**PROVIDED MATERIAL**
** BEGIN **

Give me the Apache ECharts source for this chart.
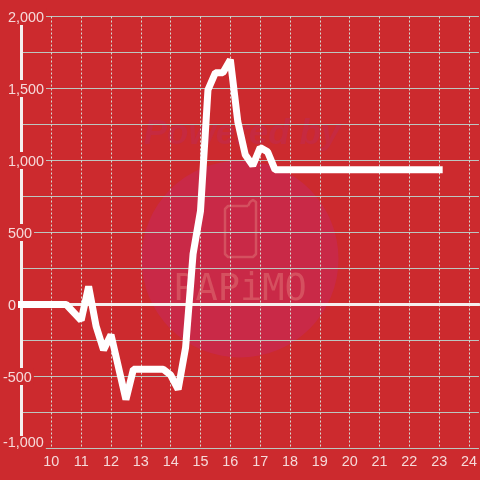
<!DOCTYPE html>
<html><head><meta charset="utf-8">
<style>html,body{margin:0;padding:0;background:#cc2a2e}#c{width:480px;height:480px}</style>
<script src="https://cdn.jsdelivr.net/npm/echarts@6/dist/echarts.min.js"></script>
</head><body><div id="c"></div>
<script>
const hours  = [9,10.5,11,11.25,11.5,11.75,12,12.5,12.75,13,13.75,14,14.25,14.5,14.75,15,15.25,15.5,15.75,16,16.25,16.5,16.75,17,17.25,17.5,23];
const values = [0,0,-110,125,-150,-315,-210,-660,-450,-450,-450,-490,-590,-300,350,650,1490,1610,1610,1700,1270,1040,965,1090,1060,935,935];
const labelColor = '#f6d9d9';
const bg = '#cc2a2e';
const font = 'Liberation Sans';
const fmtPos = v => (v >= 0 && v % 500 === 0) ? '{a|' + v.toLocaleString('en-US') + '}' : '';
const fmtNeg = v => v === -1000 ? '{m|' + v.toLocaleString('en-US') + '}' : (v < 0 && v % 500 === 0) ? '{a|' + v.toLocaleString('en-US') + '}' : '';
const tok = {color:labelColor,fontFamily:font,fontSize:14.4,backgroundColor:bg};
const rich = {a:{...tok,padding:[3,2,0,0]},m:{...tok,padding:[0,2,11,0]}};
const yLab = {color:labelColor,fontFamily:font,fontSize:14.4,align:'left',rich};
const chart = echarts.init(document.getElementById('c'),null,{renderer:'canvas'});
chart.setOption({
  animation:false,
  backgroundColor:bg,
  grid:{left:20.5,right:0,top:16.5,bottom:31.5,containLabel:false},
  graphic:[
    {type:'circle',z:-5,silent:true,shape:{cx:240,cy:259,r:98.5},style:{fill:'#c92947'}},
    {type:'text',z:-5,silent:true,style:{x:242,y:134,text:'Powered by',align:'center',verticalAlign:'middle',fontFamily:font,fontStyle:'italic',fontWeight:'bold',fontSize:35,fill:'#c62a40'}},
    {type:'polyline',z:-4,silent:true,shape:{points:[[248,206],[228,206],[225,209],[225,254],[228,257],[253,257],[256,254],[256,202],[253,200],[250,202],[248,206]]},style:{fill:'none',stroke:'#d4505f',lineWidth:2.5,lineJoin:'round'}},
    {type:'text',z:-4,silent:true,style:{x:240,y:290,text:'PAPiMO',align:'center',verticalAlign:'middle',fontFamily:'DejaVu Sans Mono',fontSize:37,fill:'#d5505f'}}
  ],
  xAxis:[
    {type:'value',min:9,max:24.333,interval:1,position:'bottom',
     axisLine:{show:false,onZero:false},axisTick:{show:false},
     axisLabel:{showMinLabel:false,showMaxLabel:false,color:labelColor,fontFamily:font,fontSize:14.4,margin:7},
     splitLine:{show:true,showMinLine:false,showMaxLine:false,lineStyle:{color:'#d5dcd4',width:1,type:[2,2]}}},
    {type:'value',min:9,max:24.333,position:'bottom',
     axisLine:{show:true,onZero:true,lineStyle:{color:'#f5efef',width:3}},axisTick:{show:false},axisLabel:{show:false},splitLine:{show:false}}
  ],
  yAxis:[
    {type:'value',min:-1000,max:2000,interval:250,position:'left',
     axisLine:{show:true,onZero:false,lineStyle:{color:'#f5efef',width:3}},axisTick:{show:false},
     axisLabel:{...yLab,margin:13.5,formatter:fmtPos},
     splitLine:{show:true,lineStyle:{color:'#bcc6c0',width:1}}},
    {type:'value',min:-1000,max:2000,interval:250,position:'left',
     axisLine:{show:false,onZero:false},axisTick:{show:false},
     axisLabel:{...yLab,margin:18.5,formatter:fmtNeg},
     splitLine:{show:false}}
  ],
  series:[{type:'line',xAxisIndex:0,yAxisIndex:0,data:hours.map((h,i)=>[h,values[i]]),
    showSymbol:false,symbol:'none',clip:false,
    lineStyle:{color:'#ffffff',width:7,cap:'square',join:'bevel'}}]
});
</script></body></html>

** END **

**SET EXERCISE**
Return the whole listing, word for word, and leave out every picture.

**FULL OUTPUT**
Give me the Apache ECharts source for this chart.
<!DOCTYPE html>
<html><head><meta charset="utf-8">
<style>html,body{margin:0;padding:0;background:#cc2a2e}#c{width:480px;height:480px}</style>
<script src="https://cdn.jsdelivr.net/npm/echarts@6/dist/echarts.min.js"></script>
</head><body><div id="c"></div>
<script>
const hours  = [9,10.5,11,11.25,11.5,11.75,12,12.5,12.75,13,13.75,14,14.25,14.5,14.75,15,15.25,15.5,15.75,16,16.25,16.5,16.75,17,17.25,17.5,23];
const values = [0,0,-110,125,-150,-315,-210,-660,-450,-450,-450,-490,-590,-300,350,650,1490,1610,1610,1700,1270,1040,965,1090,1060,935,935];
const labelColor = '#f6d9d9';
const bg = '#cc2a2e';
const font = 'Liberation Sans';
const fmtPos = v => (v >= 0 && v % 500 === 0) ? '{a|' + v.toLocaleString('en-US') + '}' : '';
const fmtNeg = v => v === -1000 ? '{m|' + v.toLocaleString('en-US') + '}' : (v < 0 && v % 500 === 0) ? '{a|' + v.toLocaleString('en-US') + '}' : '';
const tok = {color:labelColor,fontFamily:font,fontSize:14.4,backgroundColor:bg};
const rich = {a:{...tok,padding:[3,2,0,0]},m:{...tok,padding:[0,2,11,0]}};
const yLab = {color:labelColor,fontFamily:font,fontSize:14.4,align:'left',rich};
const chart = echarts.init(document.getElementById('c'),null,{renderer:'canvas'});
chart.setOption({
  animation:false,
  backgroundColor:bg,
  grid:{left:20.5,right:0,top:16.5,bottom:31.5,containLabel:false},
  graphic:[
    {type:'circle',z:-5,silent:true,shape:{cx:240,cy:259,r:98.5},style:{fill:'#c92947'}},
    {type:'text',z:-5,silent:true,style:{x:242,y:134,text:'Powered by',align:'center',verticalAlign:'middle',fontFamily:font,fontStyle:'italic',fontWeight:'bold',fontSize:35,fill:'#c62a40'}},
    {type:'polyline',z:-4,silent:true,shape:{points:[[248,206],[228,206],[225,209],[225,254],[228,257],[253,257],[256,254],[256,202],[253,200],[250,202],[248,206]]},style:{fill:'none',stroke:'#d4505f',lineWidth:2.5,lineJoin:'round'}},
    {type:'text',z:-4,silent:true,style:{x:240,y:290,text:'PAPiMO',align:'center',verticalAlign:'middle',fontFamily:'DejaVu Sans Mono',fontSize:37,fill:'#d5505f'}}
  ],
  xAxis:[
    {type:'value',min:9,max:24.333,interval:1,position:'bottom',
     axisLine:{show:false,onZero:false},axisTick:{show:false},
     axisLabel:{showMinLabel:false,showMaxLabel:false,color:labelColor,fontFamily:font,fontSize:14.4,margin:7},
     splitLine:{show:true,showMinLine:false,showMaxLine:false,lineStyle:{color:'#d5dcd4',width:1,type:[2,2]}}},
    {type:'value',min:9,max:24.333,position:'bottom',
     axisLine:{show:true,onZero:true,lineStyle:{color:'#f5efef',width:3}},axisTick:{show:false},axisLabel:{show:false},splitLine:{show:false}}
  ],
  yAxis:[
    {type:'value',min:-1000,max:2000,interval:250,position:'left',
     axisLine:{show:true,onZero:false,lineStyle:{color:'#f5efef',width:3}},axisTick:{show:false},
     axisLabel:{...yLab,margin:13.5,formatter:fmtPos},
     splitLine:{show:true,lineStyle:{color:'#bcc6c0',width:1}}},
    {type:'value',min:-1000,max:2000,interval:250,position:'left',
     axisLine:{show:false,onZero:false},axisTick:{show:false},
     axisLabel:{...yLab,margin:18.5,formatter:fmtNeg},
     splitLine:{show:false}}
  ],
  series:[{type:'line',xAxisIndex:0,yAxisIndex:0,data:hours.map((h,i)=>[h,values[i]]),
    showSymbol:false,symbol:'none',clip:false,
    lineStyle:{color:'#ffffff',width:7,cap:'square',join:'bevel'}}]
});
</script></body></html>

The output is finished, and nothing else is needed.